Updated: Apr 25
By Drew Zuverink
"So beware, the days are coming, declares the Lord, when people will no longer call this place Topheth, but the valley of Slaughter. In this place I will make them fall by the sword before their enemies, at the hands of those who want to kill them, and I will give their carcasses as food to the birds and the wild animals. I will devastate this city and make it an object of horror and scorn; all who pass by will be appalled and will scoff because of all its wounds."
Sometimes when we read parts of the Bible that describe God's wrath and judgement, it can make us very uncomfortable. Critics of Christianity bring up passages like this one to argue that God is basically a jealous, vindictive, bully, who might lash out in anger at any moment. Those critics aren't alone. Actually, plenty of Christians wish that passages like this one didn't exist. God seems harsh, dangerous, even scary, and it can be hard to reconcile this with the God of love in the New Testament. So whether you are a Christian or a skeptic of Christianity, if you are disturbed by God's violence in the Old Testament, know that you are not alone. That being said, I hope to show you that, believe it or not, sometimes God's wrath is exactly what we want from him.

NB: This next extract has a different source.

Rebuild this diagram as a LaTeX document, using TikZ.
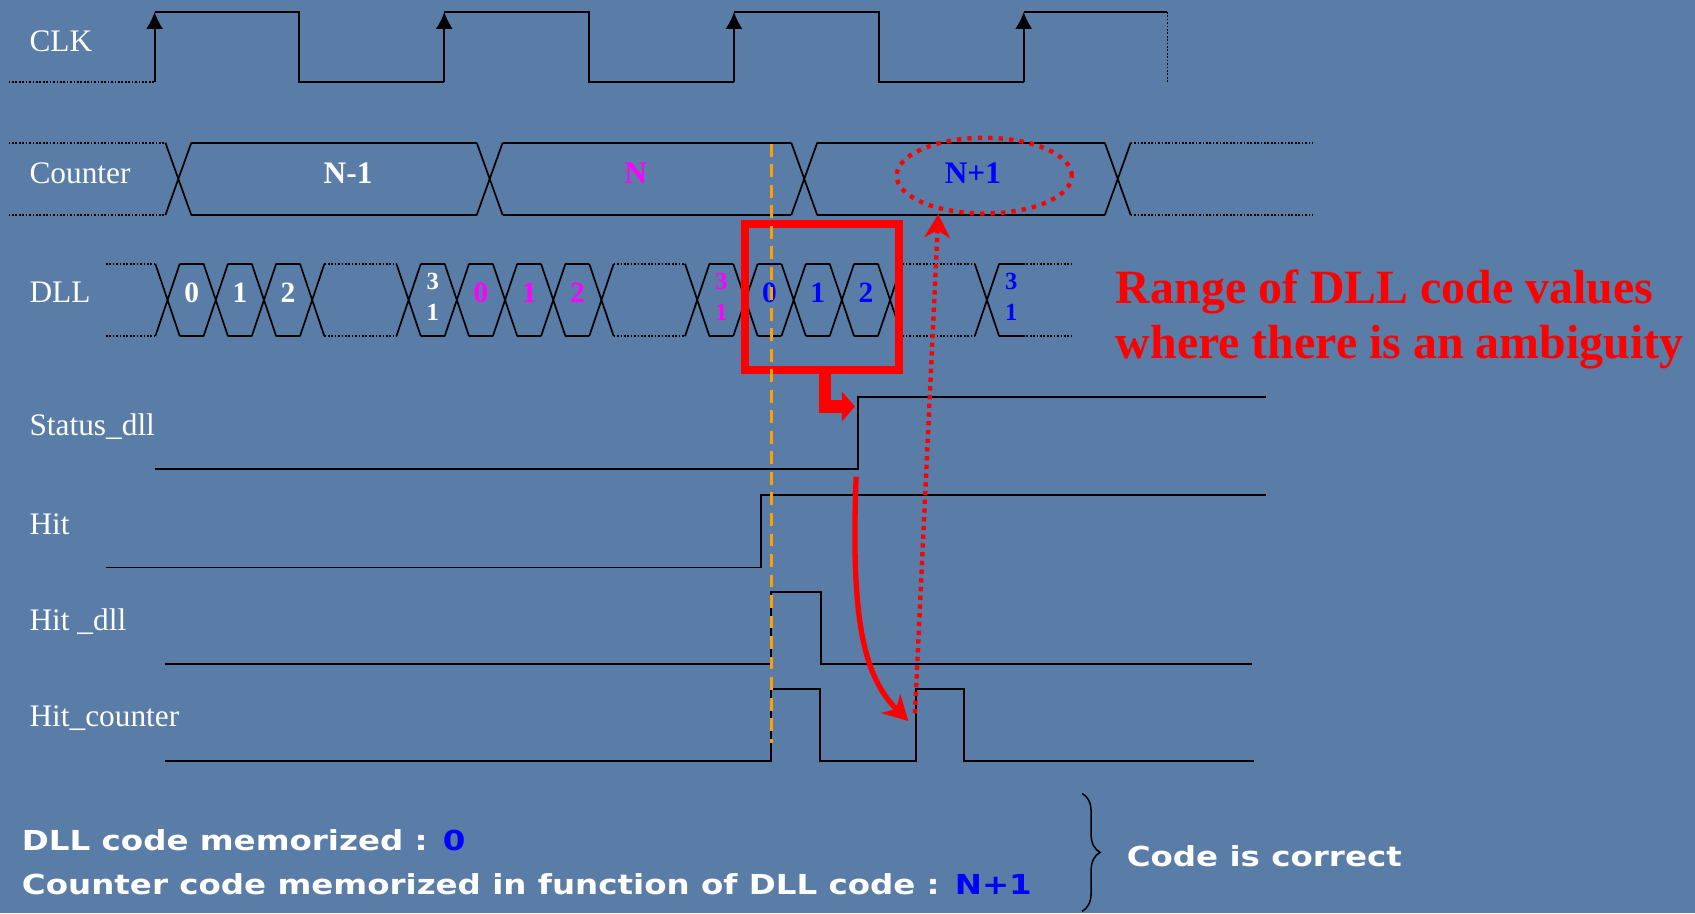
\documentclass[tikz,border=0pt]{standalone}
\usepackage{xcolor}
\usepackage{fontspec}
\setmainfont{Liberation Serif}
\newfontfamily\comicfont[FakeStretch=1.18]{DejaVu Sans}
\usepackage{tikz}
\usetikzlibrary{arrows.meta, shapes.geometric, decorations.pathreplacing, positioning}
\definecolor{slide}{RGB}{89,125,166}
\definecolor{hitorange}{RGB}{255,160,0}
\definecolor{codemag}{RGB}{255,0,255}
\definecolor{codeblue}{RGB}{0,0,255}

\begin{document}
\begin{tikzpicture}[x=0.02cm, y=-0.02cm]
\tikzstyle{sig} = [line width=1pt, black]
\tikzstyle{bus} = [line width=0.9pt, black]
\tikzstyle{idle} = [line width=0.9pt, black, dash pattern=on 0.9pt off 0.9pt]
\tikzstyle{clkedge} = [line width=1pt, black, -{Latex[length=9pt,width=9pt]}]
\tikzstyle{siglabel} = [anchor=west, text=white, inner sep=0pt, font=\fontsize{16.5}{19}\selectfont]
\tikzstyle{busval} = [inner sep=0pt, font=\bfseries\fontsize{16.5}{19}\selectfont]
\tikzstyle{dllcode} = [inner sep=0pt, font=\bfseries\fontsize{15.5}{17}\selectfont]
\tikzstyle{dllstack} = [inner sep=0pt, align=center, font=\bfseries\fontsize{13}{16.5}\selectfont]
\tikzstyle{ringdots} = [draw=red, line width=2.3pt, dash pattern=on 2.3pt off 3.2pt]
\tikzstyle{fatarrow} = [red, line width=6.5pt, -{Triangle[length=7pt,width=15.5pt]}]
\tikzstyle{swing} = [red, line width=2.8pt, -{Stealth[length=13pt,width=14pt,inset=4pt]}]
\tikzstyle{dotlink} = [red, line width=2.3pt, dash pattern=on 2.3pt off 2.3pt, -{Stealth[length=12.5pt,width=13.5pt,inset=4pt]}]
\tikzstyle{ambig} = [anchor=base west, text=red, inner sep=0pt, font=\bfseries\fontsize{25.2}{29}\selectfont]
\tikzstyle{memo} = [anchor=west, text=white, inner sep=0pt, font=\comicfont\bfseries\fontsize{14.5}{17}\selectfont]

\useasboundingbox (0,0) rectangle (1568,845);
\fill[slide] (0,0) rectangle (1568,845);

\node (clk) [siglabel] at (27,38) {CLK};
\node (counter) [siglabel] at (27,160) {Counter};
\node (dll) [siglabel] at (27,270) {DLL};
\node (status) [siglabel] at (27,395) {Status\_dll};
\node (hit) [siglabel] at (27,485) {Hit};
\node (hitdll) [siglabel] at (27,575) {Hit \_dll};
\node (hitcounter) [siglabel] at (27,664) {Hit\_counter};

\draw[idle] (8,76) -- (143,76);
\foreach \x in {143,411,679} {
  \draw[clkedge] (\x,76) -- (\x,11);
  \draw[sig] (\x,11) -- (\x+134,11) -- (\x+134,76) -- (\x+268,76);
}
\draw[clkedge] (947,76) -- (947,11);
\draw[sig] (947,11) -- (1080,11);
\draw[idle] (1080,11) -- (1080,76);

\draw[idle] (8,132) -- (153,132) (8,199) -- (153,199);
\draw[idle] (1046,132) -- (1215,132) (1046,199) -- (1215,199);
\foreach \c in {165,453,744,1034}
  \draw[bus] (\c-12,132) -- (\c+12,199) (\c-12,199) -- (\c+12,132);
\foreach \a/\b in {177/441,465/732,756/1022}
  \draw[bus] (\a,132) -- (\b,132) (\a,199) -- (\b,199);
\node (nminus) [busval, text=white] at (322,160) {N-1};
\node (nzero) [busval, text=codemag] at (588,160) {N};
\node (nplus) [busval, text=codeblue] at (900,160) {N+1};
\node (nring) [ringdots, ellipse, minimum width=3.24cm, minimum height=1.4cm, inner sep=0pt] at (910.5,162.5) {};

\foreach \c in {155,199.6,244.2,288.8,378,422.6,467.2,511.8,556.4,645,689.6,734.2,778.8,823.4,913}
  \draw[bus] (\c-11.3,244) -- (\c+11.3,311) (\c-11.3,311) -- (\c+11.3,244);
\foreach \a in {166.3,210.9,255.5,389.3,433.9,478.5,523.1,656.3,700.9,745.5,790.1,924.3}
  \draw[bus] (\a,244) -- (\a+22,244) (\a,311) -- (\a+22,311);
\foreach \a/\b in {98/143.7,300.1/366.7,567.7/633.7,834.7/901.7,946.3/992}
  \draw[idle] (\a,244) -- (\b,244) (\a,311) -- (\b,311);
\foreach \x/\v in {177.3/0,221.9/1,266.5/2}
  \node (wa\v) [dllcode, text=white] at (\x,271) {\v};
\foreach \x/\v in {444.9/0,489.5/1,534.1/2}
  \node (mb\v) [dllcode, text=codemag] at (\x,271) {\v};
\foreach \x/\v in {711.9/0,756.5/1,801.1/2}
  \node (bc\v) [dllcode, text=codeblue] at (\x,271) {\v};
\node (wlast) [dllstack, text=white] at (400.3,274.5) {3\\1};
\node (mlast) [dllstack, text=codemag] at (667.3,274.5) {3\\1};
\node (blast) [dllstack, text=codeblue] at (935.6,274.5) {3\\1};

\draw[sig] (143,434) -- (793.4,434) -- (793.4,367) -- (1171,367);
\draw[sig] (98,525) -- (704,525) -- (704,457.6) -- (1171,457.6);
\draw[sig] (152.6,614.6) -- (713.5,614.6) -- (713.5,547.3) -- (759.5,547.3) -- (759.5,614.6) -- (1158,614.6);
\draw[sig] (152.6,704) -- (713.5,704) -- (713.5,637.4) -- (758.6,637.4) -- (758.6,704) -- (847.5,704) -- (847.5,637.4) -- (892,637.4) -- (892,704) -- (1160,704);

\node (ambigbox) [draw=red, line width=4.3pt, minimum width=2.84cm, minimum height=2.71cm, inner sep=0pt] at (760.3,274.75) {};
\draw[hitorange, line width=1.7pt, dash pattern=on 6.8pt off 4pt] (714,133) -- (714,687);

\coordinate (fatstem) at (763.4,342.5);
\coordinate (fattip) at (791,376);
\draw[fatarrow] (fatstem) |- (fattip);

\coordinate (swingstart) at (792,441);
\coordinate (swingend) at (840.3,667);
\draw[swing] (swingstart) .. controls (787,570) and (798,625) .. (swingend);

\coordinate (dotstart) at (846.4,660);
\coordinate (dotend) at (868,198);
\draw[dotlink] (dotstart) -- (dotend);

\node (ambigtop) [ambig] at (1032,280.6) {Range of DLL code values};
\node (ambigbot) [ambig] at (1032,331.5) {where there is an ambiguity};

\node (dllmem) [memo] at (20,777) {DLL code memorized : \textcolor{codeblue}{0}};
\node (cntmem) [memo] at (20,818) {Counter code memorized in function of DLL code : \textcolor{codeblue}{N+1}};
\draw[decorate, decoration={brace, amplitude=9.5pt}, line width=0.8pt] (1001,734) -- (1001,843);
\node (correct) [memo] at (1042,792) {Code is correct};
\end{tikzpicture}
\end{document}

Throughout the book of Jeremiah we learn a lot about what the nation of Israel was like at that time. In chapter 5 we learn that the social elite, those with power and money, had created a corrupt justice system. They took advantage of orphans and poor people, using their positions of power to exploit the vulnerable. Then in chapter 6 we learn that people were incredibly violent towards one another, no doubt often murdering each other. In chapter 7 we learn that they oppressed foreigners, widows, orphans, and they shed innocent blood. In chapter 18 when the prophet Jeremiah is rebuking the nation for doing such things, they make plans to kill him. Then in chapter 19 we learn that they would even burn their children alive during worship services for Baal. My heart aches just imagining the pain that Israel must have caused people back then.
It's important to understand who exactly God is threatening and why. Because a common misconception is that God has a temper, and if you make a mistake and maybe you go a little too far sexually with your boyfriend or girlfriend, oh man you better watch out! But that completely misses the point of these passages. God is not threatening to destroy the nation of Israel because a few of their college students partied too hard, he's threatening a group of people who were perpetuating truly evil things. God even tried to warn them, telling them that if they changed their ways he wouldn't destroy them, but they would not listen.
So honestly, let me ask you, what do you want God to do with these kinds of people? Because God asks the same question in chapter 5 when he says, "Should I not punish them for these things?" Do you really want God to do nothing, to just stand idly by while people like the Nazi's continue their evil? Of course not! I think Christians and skeptics would both agree that if there is a God, we would want him to intervene in those situations. But here's the problem, the same critics of Christianity who claim that God's judgement is a bad thing also blame God when he doesn't stop murderers and rapists. You can't have it both ways, you can't critique God for judging evil and then cry out for it later. You can't get mad at God for doing what you want him to do.
None of us want to live in a world without justice, but I think the issue is that sometimes God's justice seems a little too intense for us - and I get that. The reality of an all powerful God who sometimes pours out his wrath on evil people can be a scary thought. That's ok to feel that way, maybe even healthy, but it's important to understand God's heart as well. Scattered throughout the book of Jeremiah are verses of God crying out with grief, wishing that the Israelite's would repent so that he would not have to punish them. It was not with a joyful heart that God eventually poured out his wrath on Israel, but it was with a broken heart.
I wish we lived in a world where God's judgement was not necessary, but we don't, and so I'm grateful for it. May God help us to learn to appreciate this important aspect of his character, even asking for it in our prayers, because God's judgement is a good thing that makes the world a better place.